Over the previous three holidays—Easter, June and September—their relationship had changed. Somewhere along the line Meg had grown breasts and put a little padding around her hips so they swelled gently out below her tiny waist. While looking at her legs, he’d seen not their paleness but their sexy length. Hormones and libido had done the rest and two childhood best friends had become not lovers but girlfriend and boyfriend, together exploring their developing sexuality. The sheer delight of moonlight walks on the beach and stolen kisses had been all they’d wanted from each other during the shorter holidays, although by October they were sure enough of how they felt to discuss taking their relationship further.
How innocent we were! Sam thought, grimacing at the memories.
Christmas holidays, they’d decided, would be the perfect time for both of them to lose their virginity. They’d have seven weeks together—or as together as they could be. Seven weeks! It would be like a honeymoon—only before marriage, not after it.
But when the day had come, when she’d come bursting into his room, flung her arms around his neck and kissed him, he’d wiped her kiss off his lips, told her never to do it again, and broken her heart.
Lost his own at the same time, Sam suspected, for he’d felt nothing for the pain he’d caused his mother over those particular holidays or for the girls he’d kissed and left without a second thought, or for the trail of chaos he’d blazed through the Bay until Meg’s father had stepped in, offering to pay his tuition at a private school in Sydney for his final year at school—finding his mother a job down there so they could be together.
Now, when it was too late to say thank you because Meg’s father was dead, he understood Dr Anstey had done what he had out of kindness, but back then, poisoned by words Ben Richards probably didn’t remember saying, it had served to prove to Sam that Ben’s jibe was true.
He had to explain…
He caught up with her as, breathless from her rush up the steep path, she rested a moment, leaning against the big eucalypt at the top of the track.
‘Meg! I thought you were my sister!’
Were the words breathless because he’d run to catch her, or because of their ridiculous nature?
Meg spun to face him.
‘You thought I was your sister?’ An echo of utter disbelief. ‘How could I possibly have been your sister?’
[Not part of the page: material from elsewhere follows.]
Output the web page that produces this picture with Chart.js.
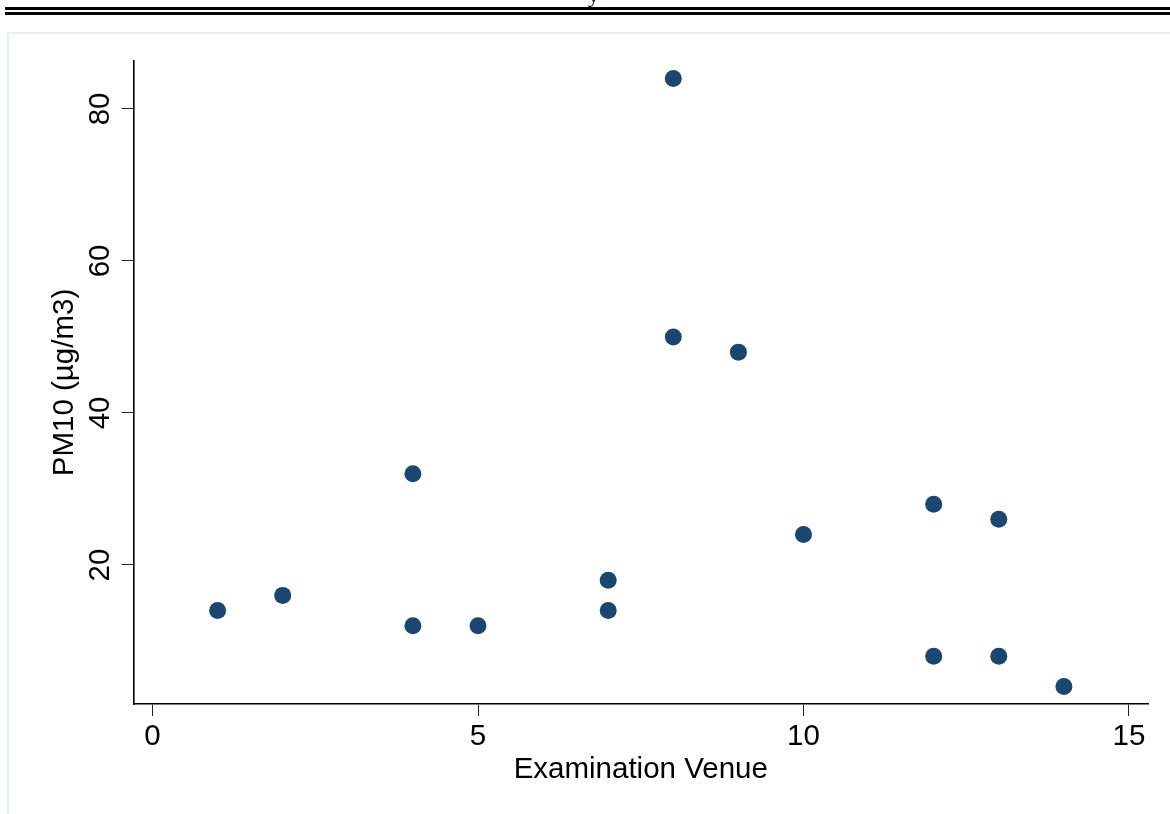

The answer, though slow coming, was obvious. Her disbelief deepened but with it came uncertainty.
And then pain.
‘You thought my father—My father?’
And now the demon doubt arrived, cutting into her so deeply she had to bend to ease the pain. Was that why her mother had been so anxious to sell the holiday house after her father’s death?
It was all too much for Meg.
‘How could you think that? How could you?’ she yelled, swiping the stick she still carried towards Sam, catching him across the cheek, before turning and racing towards the cottage.
Sam wanted to follow—to explain he no longer thought it—but that wasn’t the point and he knew it. Meg had adored her father, and he her. They’d shared the same hair colouring, quick temper, utter loyalty and soft heart. The careless words—Sam’s urgent need to explain the past—had made things worse, not better.
Though wasn’t he always making things worse?
Wasn’t that his forte in relationships?
Wreaking havoc in the lives of the women he courted, leaving a trail of destruction in his path?
He muttered angrily to himself as he made his way home.
Home! That was a laugh! How could the Anstey house ever be his home—with Meg living in the cottage next door, a constant reminder of how things had once been?
He changed his mind and went back down the track to the beach. Maybe a run would make him feel better. And maybe the huge full moon, rising in orange-gold glory above the waters of the bay, was made of cheese!
He should have followed her—explained it better. He’d have to try again.
Have to hope she’d understand.
Now, why would he hope that? he wondered as he pounded along the beach.
Because one kiss had told him so. One kiss had proved that the fire he’d found lacking in every relationship he’d ever had since that momentous day was still there between himself and Meg.